Choinkę mam dalej tą samą, tylko z nowymi światełkami. Stoi już od początku grudnia, poprawia humor każdego wieczora. Praktycznie jej nie gaszę ;) Sprawia tyle radości co przy wpisie dwa lata temu, tyle czasu już minęło. Inne mieszkanie, nawet zupełnie inna część miasta, nowe bombki, na pewno inna już trochę ja. A pod choinką pyszne mandarynki, piwo - prezent od współlokatora i nowa szczotka do włosów - prezent od mikołaja, czyli ode mnie samej.
Święta spędziłam bardzo fajnie, zdążyłam zrobić zakupy przed zamknięciem wszystkiego, poleniłam się w pracy trochę, w końcu nic się nie dzieje w hotelu w te dni. Odwiedziłam przyjaciółkę w Jeleniej Górze, której obiecywałam to od lat. Po drodze czekały na mnie piękne, PIĘKNE widoki! Niesamowite pomarańczowe chmury na tle błękitnego nieba, w oddali góry i biały puch na szczytach. Postanowiłam lepiej poznać Dolny Śląsk w nadchodzącym Nowym Roku, tu jest tak cudownie! Byłam pod takim wrażeniem, że nagrałam filmik, 6 minut niesamowitych widoków!

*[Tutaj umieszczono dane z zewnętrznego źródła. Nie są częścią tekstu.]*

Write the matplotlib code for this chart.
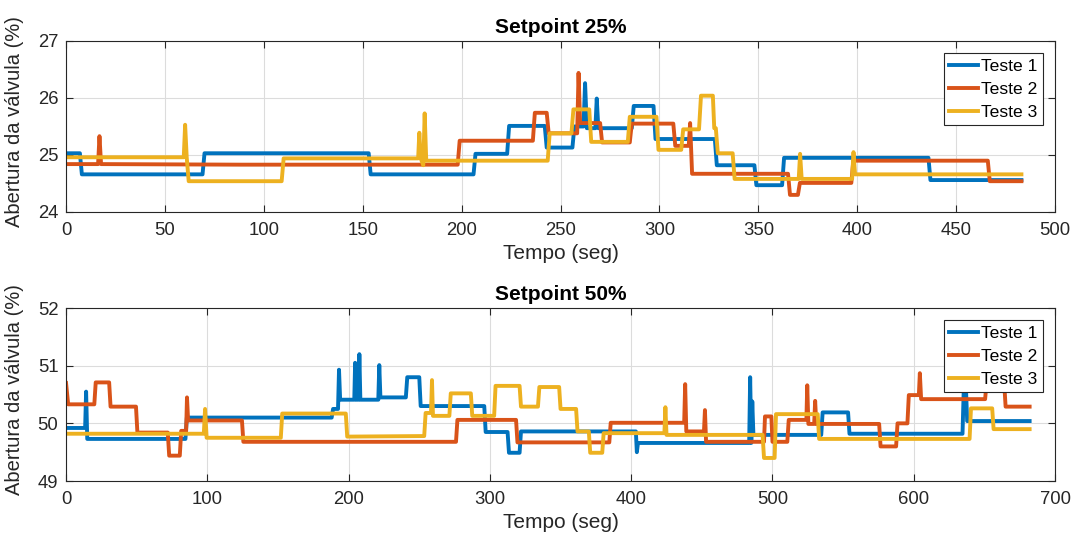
import matplotlib
matplotlib.use("Agg")
import matplotlib.pyplot as plt

# --- dados (tempo em s, abertura em %) ---
# Setpoint 25%
t1_25 = [0, 7, 8, 69, 70, 153, 154, 206, 207, 223, 224, 242, 243, 256, 257,
         261.6, 262.4, 263.3, 267.6, 268.3, 269.1, 286, 287, 297, 298, 328,
         329, 348, 349, 362, 363, 436, 437, 483]
v1_25 = [25.03, 25.03, 24.66, 24.66, 25.03, 25.03, 24.66, 24.66, 25.02, 25.02,
         25.51, 25.51, 25.13, 25.13, 25.5, 25.5, 26.26, 25.47, 25.47, 25.99,
         25.47, 25.47, 25.86, 25.86, 25.28, 25.28, 24.82, 24.82, 24.47, 24.47,
         24.95, 24.95, 24.56, 24.56]

t2_25 = [0, 16.2, 16.9, 17.7, 88, 198, 199, 236, 237, 243, 244, 258.4, 259.1,
         259.9, 270, 271, 285, 286, 307, 308, 314.8, 315.5, 316.5, 365, 366,
         370, 371, 397, 398, 466, 467, 483]
v2_25 = [24.84, 24.84, 25.33, 24.84, 24.83, 24.83, 25.25, 25.25, 25.74, 25.74,
         25.38, 25.38, 26.44, 25.56, 25.56, 25.22, 25.22, 25.55, 25.55, 25.16,
         25.16, 25.56, 24.67, 24.67, 24.3, 24.3, 24.51, 24.51, 24.9, 24.9,
         24.54, 24.54]

t3_25 = [0, 59.5, 60.2, 61, 62, 109, 110, 178, 178.6, 179.3, 180.6, 181.3,
         182.1, 243.5, 244.5, 255.5, 256.5, 264.5, 265.5, 284, 285, 298.5,
         299.5, 311, 312, 320, 321, 327, 327.7, 328.5, 329.5, 337, 338, 370.4,
         371.1, 371.9, 397.4, 398.1, 398.9, 483]
v3_25 = [24.96, 24.96, 25.53, 24.96, 24.54, 24.54, 24.94, 24.94, 25.39, 24.94,
         24.82, 25.73, 24.9, 24.9, 25.38, 25.38, 25.8, 25.8, 25.23, 25.23,
         25.67, 25.67, 25.09, 25.09, 25.45, 25.45, 26.04, 26.04, 25.47, 25.47,
         25.03, 25.03, 24.58, 24.58, 25.02, 24.58, 24.58, 25.05, 24.66, 24.66]

# Setpoint 50%
t1_50 = [0, 13.5, 14.2, 15, 84.5, 85.5, 188, 189, 192.5, 193.2, 194, 204,
         204.6, 205.3, 207, 207.6, 208.3, 221, 221.7, 222.5, 240.5, 241.5, 250,
         251, 296, 297, 312.5, 313.5, 321, 322, 403.3, 404, 404.8, 483.5, 484.2,
         485, 485.7, 486.5, 534.5, 535.5, 553.5, 554.5, 634.5, 635.5, 636.8,
         637.8, 682]
v1_50 = [49.92, 49.92, 50.55, 49.73, 49.73, 50.1, 50.1, 50.25, 50.25, 50.93,
         50.41, 50.41, 51.05, 50.41, 50.41, 51.2, 50.41, 50.41, 51.01, 50.45,
         50.45, 50.8, 50.8, 50.3, 50.3, 49.85, 49.85, 49.49, 49.49, 49.86, 49.86,
         49.5, 49.66, 49.66, 50.8, 49.66, 50.38, 49.8, 49.8, 50.19, 50.19, 49.82,
         49.82, 50.7, 50.7, 50.04, 50.04]

t2_50 = [0, 1.5, 20, 21, 30.5, 31.5, 49.5, 50.5, 72, 73, 80.5, 81.5, 85, 85.6,
         86.4, 124.5, 125.5, 276, 277, 318.5, 319.5, 384.5, 385.5, 437.5, 438.2,
         439, 451.5, 452.2, 453, 494, 494.7, 499.2, 500, 510.5, 511.5, 524,
         524.6, 525.4, 529.5, 530.2, 531, 575.5, 576.5, 587.5, 588.5, 595.5,
         596.5, 603.6, 604.3, 605.2, 650.5, 651.5, 664, 665, 682]
v2_50 = [50.7, 50.33, 50.33, 50.71, 50.71, 50.29, 50.29, 49.84, 49.84, 49.44,
         49.44, 49.87, 49.87, 50.45, 50.05, 50.05, 49.68, 49.68, 50.06, 50.06,
         49.67, 49.67, 50.01, 50.01, 50.68, 49.86, 49.86, 50.23, 49.68, 49.68,
         50.12, 50.12, 49.68, 49.68, 50.06, 50.06, 50.66, 49.99, 49.99, 50.39,
         49.99, 49.99, 49.6, 49.6, 50.0, 50.0, 50.49, 50.49, 50.87, 50.42,
         50.42, 50.7, 50.7, 50.29, 50.29]

t3_50 = [0, 97.5, 98.4, 99.5, 152, 153, 198, 199, 253.5, 254.5, 258.3, 259,
         259.7, 271.3, 272.3, 286.5, 287.5, 303, 304, 321, 322, 334, 335, 349,
         350, 361, 362, 370, 371, 379.5, 380.5, 423.5, 424.2, 425, 493, 494,
         501.5, 502.5, 532, 533, 639.5, 640.5, 655.5, 656.5, 682]
v3_50 = [49.82, 49.82, 50.25, 49.75, 49.75, 50.17, 50.17, 49.77, 49.78, 50.18,
         50.18, 50.75, 50.13, 50.13, 50.52, 50.52, 50.13, 50.13, 50.65, 50.65,
         50.29, 50.29, 50.63, 50.63, 50.25, 50.25, 49.86, 49.86, 49.49, 49.49,
         49.83, 49.83, 50.28, 49.8, 49.8, 49.4, 49.4, 50.16, 50.16, 49.73, 49.73,
         50.26, 50.26, 49.9, 49.9]

labels = ["Teste 1", "Teste 2", "Teste 3"]
cores = ["#0072BD", "#D95319", "#EDB120"]  # cores padrão do MATLAB

plt.rcParams["font.family"] = ["Liberation Sans", "DejaVu Sans"]

fig = plt.figure(figsize=(10.81, 5.42), dpi=100)
ax1 = fig.add_axes([0.0611, 0.6089, 0.9149, 0.3155])
ax2 = fig.add_axes([0.0611, 0.1125, 0.9149, 0.3192])

paineis = [
    (ax1, [(t1_25, v1_25), (t2_25, v2_25), (t3_25, v3_25)],
     "Setpoint 25%", (0, 500), (24, 27), range(0, 501, 50), range(24, 28)),
    (ax2, [(t1_50, v1_50), (t2_50, v2_50), (t3_50, v3_50)],
     "Setpoint 50%", (0, 700), (49, 52), range(0, 701, 100), range(49, 53)),
]

for ax, series, titulo, xl, yl, xt, yt in paineis:
    for (t, v), cor, lab in zip(series, cores, labels):
        ax.plot(t, v, color=cor, linewidth=2.8, label=lab,
                solid_joinstyle="round")
    ax.set_xlim(*xl)
    ax.set_ylim(*yl)
    ax.set_xticks(list(xt))
    ax.set_yticks(list(yt))
    ax.grid(True, color="#DCDCDC", linewidth=0.8)
    ax.set_axisbelow(True)
    ax.tick_params(direction="in", top=True, right=True, length=5,
                   width=0.8, labelsize=13.3, colors="#262626")
    ax.tick_params(axis="x", pad=7)
    ax.tick_params(axis="y", pad=5.5)
    for s in ax.spines.values():
        s.set_color("#262626")
        s.set_linewidth(0.8)
    ax.set_title(titulo, fontsize=15, fontweight="bold", pad=6)
    ax.set_xlabel("Tempo (seg)", fontsize=15, color="#262626", labelpad=4)
    ax.set_ylabel("Abertura da válvula (%)", fontsize=14.5, color="#262626")
    ax.yaxis.set_label_coords(-0.043, 0.53)
    leg = ax.legend(loc="upper right", fontsize=12.6, fancybox=False,
                    framealpha=1, edgecolor="#262626", borderaxespad=0.7,
                    handlelength=1.65, handletextpad=0.2, borderpad=0.3,
                    labelspacing=0.45)
    leg.get_frame().set_linewidth(0.8)

fig.savefig("out.png", dpi=100)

W tym roku zauważyłam, że dużo osób zostało we Wrocławiu zamiast odwiedzać rodzinę, wracać do rodzinnych miejsc. Z roku na rok coraz więcej osób "wymiguje się" od świąt, w tym roku dużo więcej ludzi zazdrościło mi, że spędzam święta w pracy, w tamtym roku wszyscy mi współczuli. Jednocześnie rozmawiając ze znajomymi usłyszałam od paru osób, że mają już dość tych świąt jeszcze przed Wigilią. A ja zazdroszczę im góry żarcia! Dlaczego tak często robimy sobie na złość, gdzie zrozumienie dla innych, po co wkładać negatywne emocje w wigilijne jedzenie? W wolne, poświąteczne dni planuje zrobić to wszystko na co na co dzień nie mam czasu. Szczególnie spędzić je z przyjaciółmi i znajomymi. Czeka też na mnie niedokończona lista noworocznych postanowień, na której znowu znajdzie się "Nauczyć się niemieckiego". To był całkiem dobry rok, dużo podróży, trzeba to będzie podsumować też.